PROBLEM TO SOLVE:
Retype, please, the listing from its opening line through the line that contains "lead3_v = [31.26, 28.93]", both included, without the pictures.

DATA:
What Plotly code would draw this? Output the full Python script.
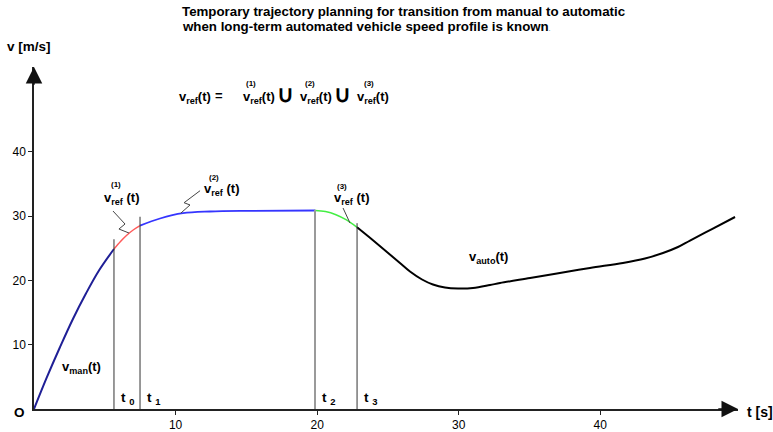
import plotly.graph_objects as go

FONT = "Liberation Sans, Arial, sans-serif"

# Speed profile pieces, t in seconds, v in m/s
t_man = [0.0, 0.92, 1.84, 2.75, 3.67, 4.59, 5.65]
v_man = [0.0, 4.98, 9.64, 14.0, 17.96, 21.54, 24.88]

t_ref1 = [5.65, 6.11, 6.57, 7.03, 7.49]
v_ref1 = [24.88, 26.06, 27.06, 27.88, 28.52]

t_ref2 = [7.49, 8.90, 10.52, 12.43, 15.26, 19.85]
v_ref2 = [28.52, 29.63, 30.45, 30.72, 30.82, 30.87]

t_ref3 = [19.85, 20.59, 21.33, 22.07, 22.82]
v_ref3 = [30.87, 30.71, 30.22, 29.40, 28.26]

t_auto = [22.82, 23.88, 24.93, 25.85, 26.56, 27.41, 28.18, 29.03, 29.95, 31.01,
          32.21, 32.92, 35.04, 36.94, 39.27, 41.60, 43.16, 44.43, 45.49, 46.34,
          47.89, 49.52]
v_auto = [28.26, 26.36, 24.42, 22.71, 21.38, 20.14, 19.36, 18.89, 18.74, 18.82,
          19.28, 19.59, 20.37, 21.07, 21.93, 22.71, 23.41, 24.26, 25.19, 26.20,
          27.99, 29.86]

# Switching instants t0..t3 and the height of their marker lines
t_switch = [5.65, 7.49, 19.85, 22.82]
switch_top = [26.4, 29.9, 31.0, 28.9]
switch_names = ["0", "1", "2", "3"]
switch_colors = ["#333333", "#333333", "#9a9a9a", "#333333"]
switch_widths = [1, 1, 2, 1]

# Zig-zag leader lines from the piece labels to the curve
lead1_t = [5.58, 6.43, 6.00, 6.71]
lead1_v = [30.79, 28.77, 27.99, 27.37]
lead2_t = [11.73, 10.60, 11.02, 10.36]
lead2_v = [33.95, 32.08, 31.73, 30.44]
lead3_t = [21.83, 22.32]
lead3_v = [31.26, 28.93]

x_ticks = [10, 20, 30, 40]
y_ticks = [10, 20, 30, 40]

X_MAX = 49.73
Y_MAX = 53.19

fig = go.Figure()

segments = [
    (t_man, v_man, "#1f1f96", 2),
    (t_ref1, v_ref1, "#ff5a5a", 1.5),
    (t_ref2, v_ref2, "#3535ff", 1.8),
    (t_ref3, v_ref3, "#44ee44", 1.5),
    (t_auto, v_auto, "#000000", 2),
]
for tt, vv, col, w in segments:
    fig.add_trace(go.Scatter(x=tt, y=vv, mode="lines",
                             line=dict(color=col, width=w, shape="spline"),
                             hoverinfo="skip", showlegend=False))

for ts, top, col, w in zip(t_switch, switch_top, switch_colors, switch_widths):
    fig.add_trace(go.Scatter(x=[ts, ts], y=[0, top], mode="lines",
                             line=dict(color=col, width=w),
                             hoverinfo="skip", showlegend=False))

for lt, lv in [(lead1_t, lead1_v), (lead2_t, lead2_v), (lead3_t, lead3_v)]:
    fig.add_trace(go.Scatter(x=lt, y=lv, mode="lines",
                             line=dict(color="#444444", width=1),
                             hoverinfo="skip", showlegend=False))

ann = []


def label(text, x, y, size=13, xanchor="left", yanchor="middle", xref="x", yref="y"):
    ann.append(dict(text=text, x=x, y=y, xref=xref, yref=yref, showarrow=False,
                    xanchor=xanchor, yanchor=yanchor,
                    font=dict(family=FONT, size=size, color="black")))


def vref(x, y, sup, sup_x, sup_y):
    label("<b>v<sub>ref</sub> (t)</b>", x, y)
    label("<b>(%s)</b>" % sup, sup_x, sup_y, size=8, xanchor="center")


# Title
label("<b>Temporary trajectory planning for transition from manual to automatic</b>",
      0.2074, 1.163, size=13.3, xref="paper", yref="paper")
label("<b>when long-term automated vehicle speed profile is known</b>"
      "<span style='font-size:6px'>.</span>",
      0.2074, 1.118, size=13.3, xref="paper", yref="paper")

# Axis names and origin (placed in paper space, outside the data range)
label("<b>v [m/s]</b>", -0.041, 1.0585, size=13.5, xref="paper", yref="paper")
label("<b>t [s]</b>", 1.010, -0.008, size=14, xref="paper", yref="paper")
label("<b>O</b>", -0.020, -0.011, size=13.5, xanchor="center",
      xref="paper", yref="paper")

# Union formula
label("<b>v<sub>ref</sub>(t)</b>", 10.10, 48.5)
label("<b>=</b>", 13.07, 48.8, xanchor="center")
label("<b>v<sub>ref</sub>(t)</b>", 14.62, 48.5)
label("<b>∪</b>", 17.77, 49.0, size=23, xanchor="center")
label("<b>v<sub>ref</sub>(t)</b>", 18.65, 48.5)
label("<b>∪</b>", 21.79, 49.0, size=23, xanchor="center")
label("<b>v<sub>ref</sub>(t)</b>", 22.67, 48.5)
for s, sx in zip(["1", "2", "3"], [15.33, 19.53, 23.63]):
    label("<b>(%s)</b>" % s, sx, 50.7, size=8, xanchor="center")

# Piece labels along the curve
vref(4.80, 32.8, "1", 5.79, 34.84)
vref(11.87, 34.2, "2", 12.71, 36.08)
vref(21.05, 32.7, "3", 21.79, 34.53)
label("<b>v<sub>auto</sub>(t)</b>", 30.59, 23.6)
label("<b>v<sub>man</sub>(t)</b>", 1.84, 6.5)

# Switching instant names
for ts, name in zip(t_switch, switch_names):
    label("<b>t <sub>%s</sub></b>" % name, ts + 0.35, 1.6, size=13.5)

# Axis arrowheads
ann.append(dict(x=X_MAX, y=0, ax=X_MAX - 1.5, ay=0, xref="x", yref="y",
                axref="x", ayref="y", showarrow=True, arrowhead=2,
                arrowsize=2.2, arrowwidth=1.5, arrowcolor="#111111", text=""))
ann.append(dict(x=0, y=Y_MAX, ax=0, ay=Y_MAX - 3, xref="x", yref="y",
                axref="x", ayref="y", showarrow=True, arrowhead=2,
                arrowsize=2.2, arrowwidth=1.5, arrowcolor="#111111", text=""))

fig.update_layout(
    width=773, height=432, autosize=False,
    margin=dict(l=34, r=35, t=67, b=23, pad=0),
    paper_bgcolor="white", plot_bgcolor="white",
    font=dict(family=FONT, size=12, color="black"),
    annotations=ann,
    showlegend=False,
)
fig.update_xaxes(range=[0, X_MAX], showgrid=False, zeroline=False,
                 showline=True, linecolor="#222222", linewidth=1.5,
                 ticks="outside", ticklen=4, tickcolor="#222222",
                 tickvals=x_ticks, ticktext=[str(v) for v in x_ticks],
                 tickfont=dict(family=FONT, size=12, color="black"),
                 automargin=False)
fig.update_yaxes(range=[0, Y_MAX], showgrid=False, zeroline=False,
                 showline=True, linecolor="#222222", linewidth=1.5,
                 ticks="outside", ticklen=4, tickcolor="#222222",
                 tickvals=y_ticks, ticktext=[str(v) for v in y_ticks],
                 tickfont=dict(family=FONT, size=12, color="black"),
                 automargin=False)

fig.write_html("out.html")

FINISHED EXERCISE:
What Plotly code would draw this? Output the full Python script.
import plotly.graph_objects as go

FONT = "Liberation Sans, Arial, sans-serif"

# Speed profile pieces, t in seconds, v in m/s
t_man = [0.0, 0.92, 1.84, 2.75, 3.67, 4.59, 5.65]
v_man = [0.0, 4.98, 9.64, 14.0, 17.96, 21.54, 24.88]

t_ref1 = [5.65, 6.11, 6.57, 7.03, 7.49]
v_ref1 = [24.88, 26.06, 27.06, 27.88, 28.52]

t_ref2 = [7.49, 8.90, 10.52, 12.43, 15.26, 19.85]
v_ref2 = [28.52, 29.63, 30.45, 30.72, 30.82, 30.87]

t_ref3 = [19.85, 20.59, 21.33, 22.07, 22.82]
v_ref3 = [30.87, 30.71, 30.22, 29.40, 28.26]

t_auto = [22.82, 23.88, 24.93, 25.85, 26.56, 27.41, 28.18, 29.03, 29.95, 31.01,
          32.21, 32.92, 35.04, 36.94, 39.27, 41.60, 43.16, 44.43, 45.49, 46.34,
          47.89, 49.52]
v_auto = [28.26, 26.36, 24.42, 22.71, 21.38, 20.14, 19.36, 18.89, 18.74, 18.82,
          19.28, 19.59, 20.37, 21.07, 21.93, 22.71, 23.41, 24.26, 25.19, 26.20,
          27.99, 29.86]

# Switching instants t0..t3 and the height of their marker lines
t_switch = [5.65, 7.49, 19.85, 22.82]
switch_top = [26.4, 29.9, 31.0, 28.9]
switch_names = ["0", "1", "2", "3"]
switch_colors = ["#333333", "#333333", "#9a9a9a", "#333333"]
switch_widths = [1, 1, 2, 1]

# Zig-zag leader lines from the piece labels to the curve
lead1_t = [5.58, 6.43, 6.00, 6.71]
lead1_v = [30.79, 28.77, 27.99, 27.37]
lead2_t = [11.73, 10.60, 11.02, 10.36]
lead2_v = [33.95, 32.08, 31.73, 30.44]
lead3_t = [21.83, 22.32]
lead3_v = [31.26, 28.93]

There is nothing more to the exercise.